In 2021, a judge tossed out her case on technicalities, including the fact that the commission had sovereign immunity from such lawsuits. An appeals court later affirmed the ruling. But Hensley asked the state’s highest court to take up the case, and that’s what they did last week.
Her lawyer, Jonathan Mitchell—better known as the former state solicitor general behind the state’s infamous abortion “bounty” law—argued that she had every right to discriminate on the basis of sexual orientation:
Mitchell further argued that state law protects people’s religious freedom unless there is a “furtherance of a compelling governmental interest.” He also said it prohibits wedding officiants from discriminating based on race, national origin or religion.
“Notably absent from that list of protected criteria that I just mentioned is any mention of discrimination on account of sex or sexual orientation,” Mitchell told justices. “It’s still permissible for wedding officiants — whether they’re judges or members of the clergy — to discriminate based on any other characteristic, as long as it’s not race, national origin or religion, when they decide which weddings they will officiate.”
Being a Christian, you see, allows Hensley to be an anti-LGBTQ bigot, just not a racist one… even though both involve characteristics that people don’t choose for themselves.
The thing is: Hensley could avoid this entire situation if she simply opts out of performing marriages. No one is forcing her to do that. But she wants the ability to sign marriage certificates for straight couples and not gay ones, and she believes her religion takes priority over the law, even though she’s working for the government. If we allowed officials like her to pick and choose which rules to follow, it would throw the government into chaos. It would make a mockery out of civil rights.

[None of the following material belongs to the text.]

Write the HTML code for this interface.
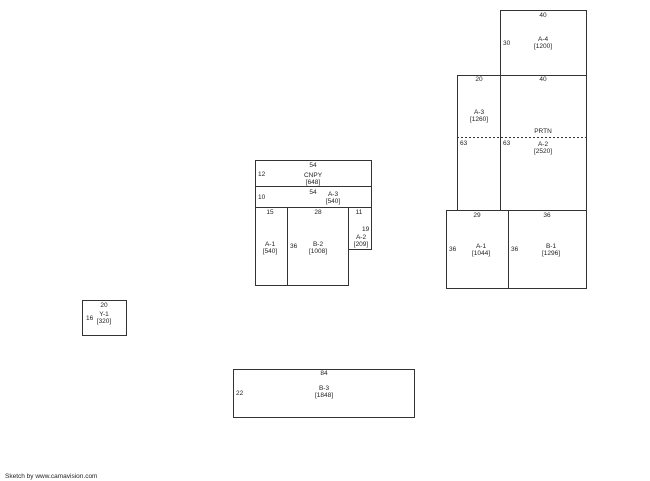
<!DOCTYPE html>
<html><head><style>
html,body{margin:0;padding:0;background:#fff;width:650px;height:481px;overflow:hidden}
svg text{font-family:"Liberation Sans",sans-serif;font-size:6.5px;fill:#222}
</style></head><body>
<svg width="650" height="481" viewBox="0 0 650 481">
<g fill="none" stroke="#333" stroke-width="1">
<!-- right cluster -->
<rect x="500.5" y="10.5" width="86" height="65"/>
<rect x="457.5" y="75.5" width="43" height="135"/>
<rect x="500.5" y="75.5" width="86" height="135"/>
<rect x="446.5" y="210.5" width="62" height="78"/>
<rect x="508.5" y="210.5" width="78" height="78"/>
<!-- left cluster -->
<rect x="255.5" y="160.5" width="116" height="26"/>
<rect x="255.5" y="186.5" width="116" height="21"/>
<rect x="255.5" y="207.5" width="32" height="78"/>
<rect x="287.5" y="207.5" width="61" height="78"/>
<rect x="348.5" y="207.5" width="23" height="42"/>
<rect x="82.5" y="300.5" width="44" height="35"/>
<rect x="233.5" y="369.5" width="181" height="48"/>
</g>
<line x1="457" y1="137.5" x2="587" y2="137.5" stroke="#333" stroke-dasharray="2,2"/>
<g text-anchor="middle">
<text x="543" y="17">40</text>
<text x="543" y="41">A-4</text><text x="543" y="48">[1200]</text>
<text x="479" y="81">20</text><text x="543" y="81">40</text>
<text x="479" y="114">A-3</text><text x="479" y="121">[1260]</text>
<text x="543" y="133">PRTN</text>
<text x="543" y="146">A-2</text><text x="543" y="153">[2520]</text>
<text x="477" y="217">29</text><text x="547" y="217">36</text>
<text x="481" y="248">A-1</text><text x="481" y="255">[1044]</text>
<text x="551" y="248">B-1</text><text x="551" y="255">[1296]</text>
<text x="313" y="167">54</text>
<text x="313" y="177">CNPY</text><text x="313" y="184">[648]</text>
<text x="313" y="194">54</text>
<text x="333" y="196">A-3</text><text x="333" y="203">[540]</text>
<text x="270" y="214">15</text><text x="318" y="214">28</text><text x="359" y="214">11</text>
<text x="270" y="246">A-1</text><text x="270" y="253">[540]</text>
<text x="318" y="246">B-2</text><text x="318" y="253">[1008]</text>
<text x="361" y="239">A-2</text><text x="361" y="246">[209]</text>
<text x="104" y="307">20</text>
<text x="104" y="316">Y-1</text><text x="104" y="323">[320]</text>
<text x="324" y="375">84</text>
<text x="324" y="390">B-3</text><text x="324" y="397">[1848]</text>
</g>
<g>
<text x="503" y="45">30</text>
<text x="460" y="145">63</text><text x="503" y="145">63</text>
<text x="449" y="251">36</text><text x="511" y="251">36</text>
<text x="258" y="176">12</text>
<text x="258" y="199">10</text>
<text x="290" y="248">36</text>
<text x="362" y="231">19</text>
<text x="86" y="320">16</text>
<text x="236" y="395">22</text>
<text x="5" y="478">Sketch by www.camavision.com</text>
</g>
</svg>
</body></html>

As the commission’s lawyer explained, no one’s punishing (or even threatening to punish) Hensley for her religious views. It’s all about her actions. If a Christian judge made it clear that he didn’t want to perform any marriages because of his anti-gay bigotry, that would be just fine. Hensley, however, wants to offer the service while excluding certain people. That’s the problem.
In an interview last month with The Dallas Morning News, Hensley said she hadn’t performed any marriages in years. She also claimed, falsely, that children with opposite sex parents fare better in life. Then there was this anecdote about her now-deceased gay brother:
After he had a falling out with their parents over what she described as “economics,” Hensley said she hired a detective to track him down once a year and take a photograph as a gift for their mother. One year, he was in Paris. Another year in Japan. Then Dubai.
In any case, if Hensley wanted to get ordained and perform private wedding ceremonies just for straight, white, evangelical couples, no one would be complaining. But she has no business discriminating against certain Texans when she’s working for the government.
Her lawyers argued earlier this year that the Supreme Court already sided with a Colorado website designer who refused to make wedding websites for gay couples (something no gay person actually asked her to do). But there’s an obvious difference between a private business owner and a government official. Why her own attorneys don’t get that, I have no idea.
But it would be very troubling if the Texas Supreme Court takes her side on this one. What would stop other judges from using religion as an excuse to deny justice to other potential clients?
Even though there’s no reason the judges should rule in her favor, it’s important to remember that every member of the Texas Supreme Court is Republican. There’s no reason to think justice and basic human decency will win out here. The only hope may be that they limit the damage they cause or choose to uphold the earlier (correct) decisions.